**Written task**
Give every line again exactly as it appears, please, but not the pictures.
______
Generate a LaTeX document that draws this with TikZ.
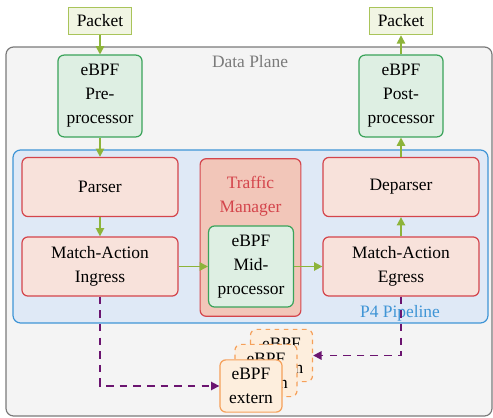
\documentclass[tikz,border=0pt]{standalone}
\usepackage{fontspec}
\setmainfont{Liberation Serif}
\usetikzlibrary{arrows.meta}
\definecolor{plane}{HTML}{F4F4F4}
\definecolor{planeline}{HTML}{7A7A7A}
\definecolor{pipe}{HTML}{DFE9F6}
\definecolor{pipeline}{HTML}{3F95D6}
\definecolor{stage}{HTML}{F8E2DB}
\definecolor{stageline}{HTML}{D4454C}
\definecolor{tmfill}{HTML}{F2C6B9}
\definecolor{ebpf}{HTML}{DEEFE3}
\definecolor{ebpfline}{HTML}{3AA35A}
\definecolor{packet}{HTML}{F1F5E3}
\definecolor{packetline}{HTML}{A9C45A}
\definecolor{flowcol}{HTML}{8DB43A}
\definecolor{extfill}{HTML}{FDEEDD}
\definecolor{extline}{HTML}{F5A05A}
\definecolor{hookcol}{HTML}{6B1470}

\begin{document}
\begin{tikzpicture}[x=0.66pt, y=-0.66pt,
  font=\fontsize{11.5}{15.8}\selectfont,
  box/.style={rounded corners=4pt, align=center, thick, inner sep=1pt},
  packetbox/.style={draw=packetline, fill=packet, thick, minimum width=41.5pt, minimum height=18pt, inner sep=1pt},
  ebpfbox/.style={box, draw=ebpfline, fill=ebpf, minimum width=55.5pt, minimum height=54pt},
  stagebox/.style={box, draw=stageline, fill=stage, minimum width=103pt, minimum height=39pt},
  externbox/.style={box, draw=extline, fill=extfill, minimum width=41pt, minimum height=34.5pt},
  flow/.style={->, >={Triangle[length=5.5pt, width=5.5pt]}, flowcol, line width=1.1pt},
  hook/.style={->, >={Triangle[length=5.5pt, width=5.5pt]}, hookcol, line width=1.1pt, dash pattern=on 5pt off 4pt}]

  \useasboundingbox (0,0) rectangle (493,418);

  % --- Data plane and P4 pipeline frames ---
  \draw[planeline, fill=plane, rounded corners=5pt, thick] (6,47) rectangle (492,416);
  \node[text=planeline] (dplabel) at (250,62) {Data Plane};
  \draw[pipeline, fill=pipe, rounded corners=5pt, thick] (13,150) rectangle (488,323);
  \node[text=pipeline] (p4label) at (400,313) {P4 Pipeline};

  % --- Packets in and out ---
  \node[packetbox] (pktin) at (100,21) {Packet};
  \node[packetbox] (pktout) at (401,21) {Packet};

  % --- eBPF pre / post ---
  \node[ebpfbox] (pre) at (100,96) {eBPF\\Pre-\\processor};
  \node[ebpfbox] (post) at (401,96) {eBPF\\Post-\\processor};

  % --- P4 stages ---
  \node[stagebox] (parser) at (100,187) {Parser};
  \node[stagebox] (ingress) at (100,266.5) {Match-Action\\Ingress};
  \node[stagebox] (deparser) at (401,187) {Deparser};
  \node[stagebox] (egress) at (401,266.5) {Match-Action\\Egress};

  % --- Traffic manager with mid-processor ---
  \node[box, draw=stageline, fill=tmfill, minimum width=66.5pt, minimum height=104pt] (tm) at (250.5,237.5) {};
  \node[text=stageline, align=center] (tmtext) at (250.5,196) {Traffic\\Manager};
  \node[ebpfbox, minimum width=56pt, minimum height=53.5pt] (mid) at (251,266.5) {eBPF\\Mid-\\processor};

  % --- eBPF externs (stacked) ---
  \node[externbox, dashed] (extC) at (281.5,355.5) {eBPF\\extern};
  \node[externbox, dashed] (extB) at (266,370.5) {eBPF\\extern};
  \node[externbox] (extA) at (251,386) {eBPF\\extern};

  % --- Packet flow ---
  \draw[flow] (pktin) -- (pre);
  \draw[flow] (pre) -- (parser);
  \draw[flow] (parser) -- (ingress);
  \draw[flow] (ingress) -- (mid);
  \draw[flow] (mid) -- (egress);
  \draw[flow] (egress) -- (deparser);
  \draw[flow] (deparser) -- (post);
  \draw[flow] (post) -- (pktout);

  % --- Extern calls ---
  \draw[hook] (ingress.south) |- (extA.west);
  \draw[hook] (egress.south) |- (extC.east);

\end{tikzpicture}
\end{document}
______
**Complete response**
Generate a LaTeX document that draws this with TikZ.
\documentclass[tikz,border=0pt]{standalone}
\usepackage{fontspec}
\setmainfont{Liberation Serif}
\usetikzlibrary{arrows.meta}
\definecolor{plane}{HTML}{F4F4F4}
\definecolor{planeline}{HTML}{7A7A7A}
\definecolor{pipe}{HTML}{DFE9F6}
\definecolor{pipeline}{HTML}{3F95D6}
\definecolor{stage}{HTML}{F8E2DB}
\definecolor{stageline}{HTML}{D4454C}
\definecolor{tmfill}{HTML}{F2C6B9}
\definecolor{ebpf}{HTML}{DEEFE3}
\definecolor{ebpfline}{HTML}{3AA35A}
\definecolor{packet}{HTML}{F1F5E3}
\definecolor{packetline}{HTML}{A9C45A}
\definecolor{flowcol}{HTML}{8DB43A}
\definecolor{extfill}{HTML}{FDEEDD}
\definecolor{extline}{HTML}{F5A05A}
\definecolor{hookcol}{HTML}{6B1470}

\begin{document}
\begin{tikzpicture}[x=0.66pt, y=-0.66pt,
  font=\fontsize{11.5}{15.8}\selectfont,
  box/.style={rounded corners=4pt, align=center, thick, inner sep=1pt},
  packetbox/.style={draw=packetline, fill=packet, thick, minimum width=41.5pt, minimum height=18pt, inner sep=1pt},
  ebpfbox/.style={box, draw=ebpfline, fill=ebpf, minimum width=55.5pt, minimum height=54pt},
  stagebox/.style={box, draw=stageline, fill=stage, minimum width=103pt, minimum height=39pt},
  externbox/.style={box, draw=extline, fill=extfill, minimum width=41pt, minimum height=34.5pt},
  flow/.style={->, >={Triangle[length=5.5pt, width=5.5pt]}, flowcol, line width=1.1pt},
  hook/.style={->, >={Triangle[length=5.5pt, width=5.5pt]}, hookcol, line width=1.1pt, dash pattern=on 5pt off 4pt}]

  \useasboundingbox (0,0) rectangle (493,418);

  % --- Data plane and P4 pipeline frames ---
  \draw[planeline, fill=plane, rounded corners=5pt, thick] (6,47) rectangle (492,416);
  \node[text=planeline] (dplabel) at (250,62) {Data Plane};
  \draw[pipeline, fill=pipe, rounded corners=5pt, thick] (13,150) rectangle (488,323);
  \node[text=pipeline] (p4label) at (400,313) {P4 Pipeline};

  % --- Packets in and out ---
  \node[packetbox] (pktin) at (100,21) {Packet};
  \node[packetbox] (pktout) at (401,21) {Packet};

  % --- eBPF pre / post ---
  \node[ebpfbox] (pre) at (100,96) {eBPF\\Pre-\\processor};
  \node[ebpfbox] (post) at (401,96) {eBPF\\Post-\\processor};

  % --- P4 stages ---
  \node[stagebox] (parser) at (100,187) {Parser};
  \node[stagebox] (ingress) at (100,266.5) {Match-Action\\Ingress};
  \node[stagebox] (deparser) at (401,187) {Deparser};
  \node[stagebox] (egress) at (401,266.5) {Match-Action\\Egress};

  % --- Traffic manager with mid-processor ---
  \node[box, draw=stageline, fill=tmfill, minimum width=66.5pt, minimum height=104pt] (tm) at (250.5,237.5) {};
  \node[text=stageline, align=center] (tmtext) at (250.5,196) {Traffic\\Manager};
  \node[ebpfbox, minimum width=56pt, minimum height=53.5pt] (mid) at (251,266.5) {eBPF\\Mid-\\processor};

  % --- eBPF externs (stacked) ---
  \node[externbox, dashed] (extC) at (281.5,355.5) {eBPF\\extern};
  \node[externbox, dashed] (extB) at (266,370.5) {eBPF\\extern};
  \node[externbox] (extA) at (251,386) {eBPF\\extern};

  % --- Packet flow ---
  \draw[flow] (pktin) -- (pre);
  \draw[flow] (pre) -- (parser);
  \draw[flow] (parser) -- (ingress);
  \draw[flow] (ingress) -- (mid);
  \draw[flow] (mid) -- (egress);
  \draw[flow] (egress) -- (deparser);
  \draw[flow] (deparser) -- (post);
  \draw[flow] (post) -- (pktout);

  % --- Extern calls ---
  \draw[hook] (ingress.south) |- (extA.west);
  \draw[hook] (egress.south) |- (extC.east);

\end{tikzpicture}
\end{document}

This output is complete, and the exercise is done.